语音优先国度的偏好：印度语言TTS的大规模成对评估与偏好分析

摘要

众包成对评估已成为评估基础模型的一种可扩展方法。然而，将其应用于文本转语音（TTS）领域时，由于语言多样性和语音感知的多维特性，会引入较高方差。我们提出一种受控的多维成对评估框架，用于多语言TTS评估，该框架将语言控制与基于感知的标注相结合。通过使用10种印度语言中超过5000句母语及语码混合句子，我们评估了7个最先进的TTS系统，并从1900多名母语评分者处收集了超过12万组成对比较数据。除整体偏好外，评分者还需在6个感知维度上进行评判：可懂度、表现力、音质、生动性、噪声和幻听。采用布拉德利-特里模型构建多语言排行榜，通过SHAP分析解读人类偏好，并综合感知维度分析排行榜可靠性及模型优势与权衡。

English

Crowdsourced pairwise evaluation has emerged as a scalable approach for assessing foundation models.
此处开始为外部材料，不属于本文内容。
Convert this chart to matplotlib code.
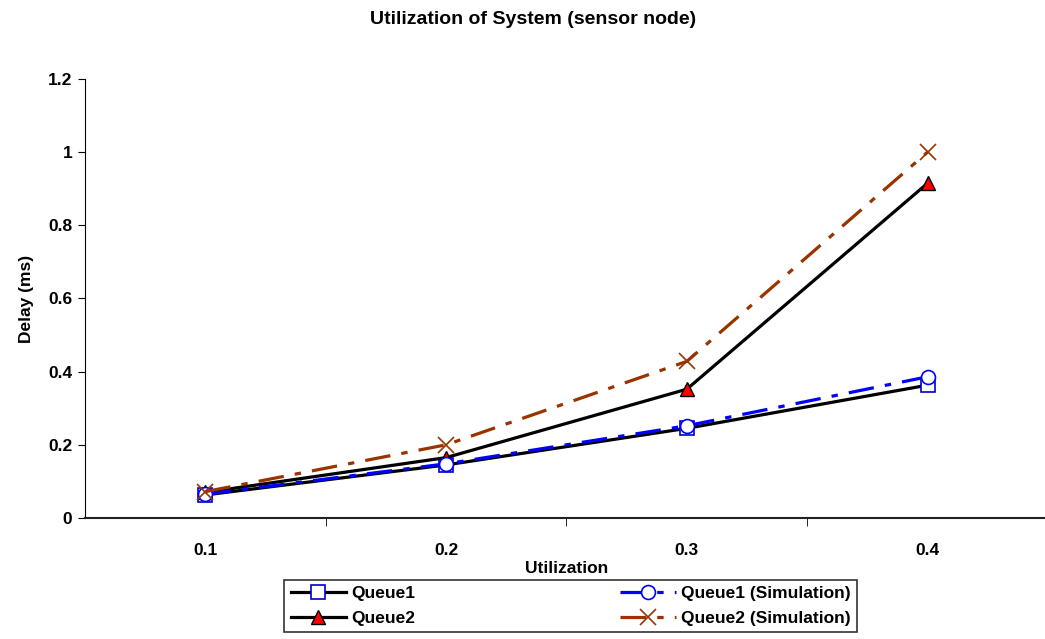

However, applying it to Text to Speech(TTS) introduces high variance due to linguistic diversity and multidimensional nature of speech perception. We present a controlled multidimensional pairwise evaluation framework for multilingual TTS that combines linguistic control with perceptually grounded annotation. Using 5K+ native and code-mixed sentences across 10 Indic languages, we evaluate 7 state-of-the-art TTS systems and collect over 120K pairwise comparisons from over 1900 native raters. In addition to overall preference, raters provide judgments across 6 perceptual dimensions: intelligibility, expressiveness, voice quality, liveliness, noise, and hallucinations. Using Bradley-Terry modeling, we construct a multilingual leaderboard, interpret human preference using SHAP analysis and analyze leaderboard reliability alongside model strengths and trade-offs across perceptual dimensions.